During my election week hibernation from social media I read a couple of books, one about the Lennon and Ono recording sessions for Double Fantasy and a Sid Vicious biography. The book about Double Fantasy was too fluffy and uncritical for my liking. Lennon had some dark sides to him, but you would have thought he was a charismatic snake charmer from reading that book. The book about Vicious was more about the history of punk than a sharply focused history of the man.
Seventies
and early 80s punk has long been an interest of mine. I have always
been kind of proud that the first U.S. performance of the Sex Pistols
was in Atlanta at The Great Southeast Music Hall & Emporium in 1978. (link to a video from that show)
The music hall is long gone and was by the time I moved to Atlanta in 1995, but the shopping center in Lindbergh, where it was located, was still there in the 1990s. It was the only place I can remember that had a two-story Kmart and I purchased cheap Christmas decorations there one year. All that is history too and is buried under apartments and stores now.

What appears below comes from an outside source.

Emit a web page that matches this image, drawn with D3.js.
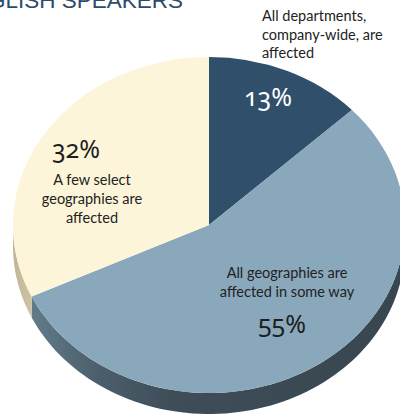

Lindbergh is an ugly neighborhood consisting of modern prison looking mid-rise apartments, a MARTA station, big box stores, shopping centers and fast food joints straddling two huge roads, Piedmont and Sidney Marcus. It has the personality of a cheap radio boombox playing Steve Winwood music in a weedy asphalt parking lot. The neighborhood looks temporary and artificial, but of course the rents are high because people want to live in the city even if it means paying too much for a cardboard box. The neighborhood had great potential with the train station and its location sandwiched between Midtown and Buckhead, but it is designed for cars and not humans making it unpleasant and dead. For most, the neighborhood is a place people must drive through to get some better place.
The city that I knew that was more empty, rundown, carefree and cheap has been erased. The period of growth the city has experienced since the 1996 Summer Olympics has come at a price. Society is vastly transformed too, some for the better and some for the worse. We are not as fun loving and free-spirited as we once were and the younger generations that have followed Generation X are different. We had it better then when we could detach from technology, walk out the door and leave the telephone to be taken care of by the answering machine. We had it better then when we could not take photos of everything because we did not carry cameras in our pockets everywhere we went and film was not cheap. We committed things to human memory not a digital one. If we forgot a detail, well it must not have been that important anyway and who would have ever thought of taking a photo of their food for people to comment on later? I am certain I had some incredible meals under seductive lighting in my lifetime, but I never said to myself that I needed a photo of what I was about to chew up and digest.
Back to the election and the turmoil that has followed over concessions, the media, polls and fraud allegations. It is important to remember that political pundits will espouse whatever to continue their sham of a career to satisfy you, politicians will lie to continue sucking on the taxpayer's teat and this is as old as time itself. This too shall pass. The real people of the world, not the power brokers or the television talking heads, are the pawns and all of this gnashing of teeth on social media is for naught.